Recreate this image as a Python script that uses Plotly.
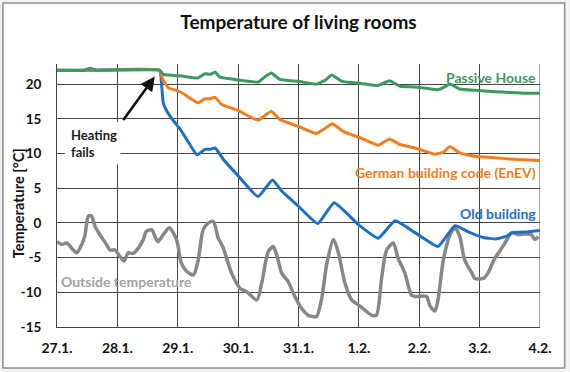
import plotly.graph_objects as go

# ---------------- data (x in days since 27.1. 00:00) ----------------
day_labels = ["27.1.", "28.1.", "29.1.", "30.1.", "31.1.", "1.2.", "2.2.", "3.2.", "4.2."]

passive_x = [0, 0.45, 0.55, 0.65, 1.70, 1.76, 1.85, 2.04, 2.34, 2.45, 2.53, 2.62, 2.70, 3.0, 3.33, 3.45,
             3.55, 3.69, 4.0, 4.30, 4.45, 4.55, 4.72, 5.04, 5.32, 5.42, 5.51, 5.68, 5.93, 6.31, 6.42, 6.51,
             6.67, 6.92, 7.25, 7.5, 7.75, 8.0]
passive_y = [22.0, 22.0, 22.3, 22.0, 22.0, 21.4, 21.3, 21.2, 20.9, 21.5, 21.4, 21.7, 21.0, 20.6, 20.3, 21.1,
             21.6, 20.7, 20.4, 20.0, 20.6, 21.3, 20.4, 20.1, 19.8, 20.2, 20.5, 19.7, 19.6, 19.2, 19.6, 20.0,
             19.3, 19.1, 18.9, 18.8, 18.7, 18.7]

enev_x = [0, 0.45, 0.55, 0.65, 1.70, 1.75, 1.84, 2.04, 2.34, 2.45, 2.53, 2.62, 2.72, 3.0, 3.33, 3.55,
          3.69, 4.0, 4.30, 4.42, 4.56, 4.74, 5.04, 5.32, 5.51, 5.68, 5.93, 6.26, 6.40, 6.51, 6.67, 6.92,
          7.25, 7.5, 7.75, 8.0]
enev_y = [22.0, 22.0, 22.2, 22.0, 22.0, 20.7, 19.5, 18.9, 17.3, 17.9, 17.9, 18.1, 17.1, 16.2, 14.8, 16.1,
          14.9, 13.9, 12.9, 13.5, 14.3, 13.2, 12.2, 11.2, 12.1, 11.3, 10.8, 9.9, 10.2, 11.0, 10.1, 9.6,
          9.4, 9.2, 9.1, 9.0]

old_x = [0, 0.55, 1.70, 1.73, 1.76, 1.82, 1.93, 2.04, 2.20, 2.32, 2.45, 2.53, 2.62, 2.76, 3.0, 3.33,
         3.57, 3.72, 4.0, 4.32, 4.59, 5.0, 5.32, 5.6, 5.93, 6.31, 6.59, 6.84, 7.06, 7.28, 7.45, 7.55,
         7.78, 8.0]
old_y = [22.0, 22.0, 22.0, 20.2, 17.3, 16.1, 14.7, 13.5, 11.3, 9.8, 10.6, 10.6, 10.8, 9.1, 6.8, 3.8,
         6.2, 4.6, 2.4, -0.1, 2.9, -0.3, -2.2, 0.3, -1.4, -3.4, -0.4, -1.4, -2.1, -2.3, -1.9, -1.4,
         -1.3, -1.1]

outside_x = [0.0, 0.08, 0.16, 0.27, 0.33, 0.41, 0.46, 0.52, 0.57, 0.63, 0.71, 0.79, 0.88, 0.96, 1.04,
             1.11, 1.18, 1.26, 1.35, 1.43, 1.48, 1.57, 1.62, 1.67, 1.76, 1.86, 1.98, 2.06, 2.15, 2.26,
             2.34, 2.42, 2.51, 2.59, 2.67, 2.75, 2.89, 3.03, 3.14, 3.31, 3.39, 3.50, 3.58, 3.64, 3.72,
             3.83, 3.94, 4.05, 4.16, 4.24, 4.30, 4.38, 4.47, 4.58, 4.66, 4.77, 4.88, 5.02, 5.21, 5.29,
             5.38, 5.46, 5.57, 5.65, 5.76, 5.87, 5.93, 6.12, 6.18, 6.26, 6.31, 6.40, 6.51, 6.59, 6.67,
             6.75, 6.87, 6.92, 7.06, 7.14, 7.25, 7.33, 7.42, 7.53, 7.64, 7.75, 7.86, 7.91, 7.97]
outside_y = [-2.7, -3.1, -2.9, -3.9, -4.3, -3.1, -1.9, 1.0, 1.0, -0.5, -1.7, -2.7, -3.9, -3.9, -4.8,
             -5.5, -4.3, -4.4, -3.6, -2.4, -1.2, -1.0, -1.9, -2.7, -1.7, -0.7, -2.4, -5.8, -7.0, -7.5,
             -5.3, -1.0, 0.0, 0.2, -2.2, -3.5, -7.2, -9.4, -9.9, -11.1, -8.7, -4.1, -3.4, -4.6, -7.2,
             -8.5, -10.6, -12.3, -13.3, -13.5, -13.5, -11.1, -5.8, -2.4, -4.3, -8.7, -11.1, -12.0, -13.3, -13.3,
             -7.7, -3.9, -2.9, -5.1, -7.2, -10.4, -10.6, -10.6, -12.0, -12.7, -11.1, -5.3, -1.7, -0.7, -1.9,
             -5.3, -7.2, -8.0, -8.0, -7.2, -5.1, -4.1, -2.9, -1.4, -1.7, -1.6, -1.7, -2.4, -2.0]

# ---------------- styles ----------------
GREEN = "#3c9a5f"
ORANGE = "#f27d1e"
BLUE = "#1e6ec8"
GRAY = "#878787"
LABEL_GRAY = "#a3a3a3"
GRID = "#444444"
FONT = "Lato"

fig = go.Figure()
fig.add_trace(go.Scatter(x=outside_x, y=outside_y, mode="lines", name="Outside temperature",
                         line=dict(color=GRAY, width=3.5, shape="spline", smoothing=0.7)))
fig.add_trace(go.Scatter(x=old_x, y=old_y, mode="lines", name="Old building",
                         line=dict(color=BLUE, width=3, shape="spline", smoothing=0.4)))
fig.add_trace(go.Scatter(x=enev_x, y=enev_y, mode="lines", name="German building code (EnEV)",
                         line=dict(color=ORANGE, width=3, shape="spline", smoothing=0.4)))
fig.add_trace(go.Scatter(x=passive_x, y=passive_y, mode="lines", name="Passive House",
                         line=dict(color=GREEN, width=3, shape="spline", smoothing=0.4)))

# outer frame (paper coords relative to plot area)
fig.add_shape(type="rect", xref="paper", yref="paper", x0=-0.112, x1=1.051, y0=-0.156, y1=1.232,
              fillcolor="white", line=dict(color="#8c8c8c", width=1.5), layer="below")
# right edge gridline at 4.2.
fig.add_shape(type="line", xref="x", yref="paper", x0=8, x1=8, y0=0, y1=1,
              line=dict(color=GRID, width=1), layer="below")
# white box behind "Heating fails"
fig.add_shape(type="rect", xref="x", yref="y", x0=0.13, x1=1.05, y0=8.4, y1=14.5,
              fillcolor="white", line=dict(width=0), layer="between")

fig.add_annotation(x=1.62, y=21.1, ax=1.08, ay=14.6, xref="x", yref="y", axref="x", ayref="y",
                   text="", showarrow=True, arrowhead=2, arrowsize=1.1, arrowwidth=2.6,
                   arrowcolor="#111111")
fig.add_annotation(x=0.2, y=11.5, xref="x", yref="y", text="<b>Heating</b><br><b>fails</b>", showarrow=False,
                   xanchor="left", yanchor="middle", align="left",
                   font=dict(family=FONT, size=13, color="#1a1a1a"))

label_font = dict(family=FONT, size=14)
fig.add_annotation(x=7.96, y=21.0, xref="x", yref="y", text="<b>Passive House</b>", showarrow=False,
                   xanchor="right", yanchor="middle", font=dict(**label_font, color=GREEN))
fig.add_annotation(x=7.96, y=7.2, xref="x", yref="y", text="<b>German building code (EnEV)</b>",
                   showarrow=False, xanchor="right", yanchor="middle", font=dict(**label_font, color=ORANGE))
fig.add_annotation(x=7.96, y=1.3, xref="x", yref="y", text="<b>Old building</b>", showarrow=False,
                   xanchor="right", yanchor="middle", font=dict(**label_font, color=BLUE))
fig.add_annotation(x=0.03, y=-8.4, xref="x", yref="y", text="<b>Outside temperature</b>", showarrow=False,
                   xanchor="left", yanchor="middle", font=dict(**label_font, color=LABEL_GRAY))

# y axis title placed as rotated annotation
fig.add_annotation(x=-0.079, y=0.47, xref="paper", yref="paper", text="<b>Temperature [°C]</b>",
                   showarrow=False, textangle=-90, xanchor="center", yanchor="middle",
                   font=dict(family=FONT, size=14.5, color="#111111"))

fig.update_layout(
    width=570, height=372,
    margin=dict(l=57, r=30, t=64, b=45),
    paper_bgcolor="#f3f3f3",
    plot_bgcolor="rgba(0,0,0,0)",
    showlegend=False,
    title=dict(text="<b>Temperature of living rooms</b>", x=0.5, xref="paper", xanchor="center",
               y=1 - 22 / 372, yref="container", yanchor="middle",
               font=dict(family=FONT, size=19, color="#111111")),
    font=dict(family=FONT, color="#111111"),
)

fig.update_xaxes(range=[0, 8], tickvals=list(range(len(day_labels))), ticktext=[f"<b>{t}</b>" for t in day_labels],
                 showgrid=True, gridcolor=GRID, gridwidth=1, zeroline=False,
                 showline=True, linecolor=GRID, linewidth=1, ticks="", ticklabelstandoff=8,
                 tickfont=dict(family=FONT, size=14, color="#111111"), fixedrange=True)
fig.update_yaxes(range=[-15, 22.9], tickvals=[-15, -10, -5, 0, 5, 10, 15, 20],
                 ticktext=[f"<b>{v}</b>" for v in [-15, -10, -5, 0, 5, 10, 15, 20]],
                 showgrid=True, gridcolor=GRID, gridwidth=1, zeroline=False,
                 showline=True, linecolor=GRID, linewidth=1, ticks="", ticklabelstandoff=12,
                 tickfont=dict(family=FONT, size=13.5, color="#111111"), fixedrange=True)

fig.write_html("out.html", config={"displayModeBar": False},
               post_script="document.body.style.margin='0px';")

^^^^^^^^

▶ _Problem_
Repeat, word for word and with no pictures, only the lines running from the beginning of the data to the line that contains "19.3, 19.1, 18.9, 18.8, 18.7, 18.7]".

▶ _Solution below_
Recreate this image as a Python script that uses Plotly.
import plotly.graph_objects as go

# ---------------- data (x in days since 27.1. 00:00) ----------------
day_labels = ["27.1.", "28.1.", "29.1.", "30.1.", "31.1.", "1.2.", "2.2.", "3.2.", "4.2."]

passive_x = [0, 0.45, 0.55, 0.65, 1.70, 1.76, 1.85, 2.04, 2.34, 2.45, 2.53, 2.62, 2.70, 3.0, 3.33, 3.45,
             3.55, 3.69, 4.0, 4.30, 4.45, 4.55, 4.72, 5.04, 5.32, 5.42, 5.51, 5.68, 5.93, 6.31, 6.42, 6.51,
             6.67, 6.92, 7.25, 7.5, 7.75, 8.0]
passive_y = [22.0, 22.0, 22.3, 22.0, 22.0, 21.4, 21.3, 21.2, 20.9, 21.5, 21.4, 21.7, 21.0, 20.6, 20.3, 21.1,
             21.6, 20.7, 20.4, 20.0, 20.6, 21.3, 20.4, 20.1, 19.8, 20.2, 20.5, 19.7, 19.6, 19.2, 19.6, 20.0,
             19.3, 19.1, 18.9, 18.8, 18.7, 18.7]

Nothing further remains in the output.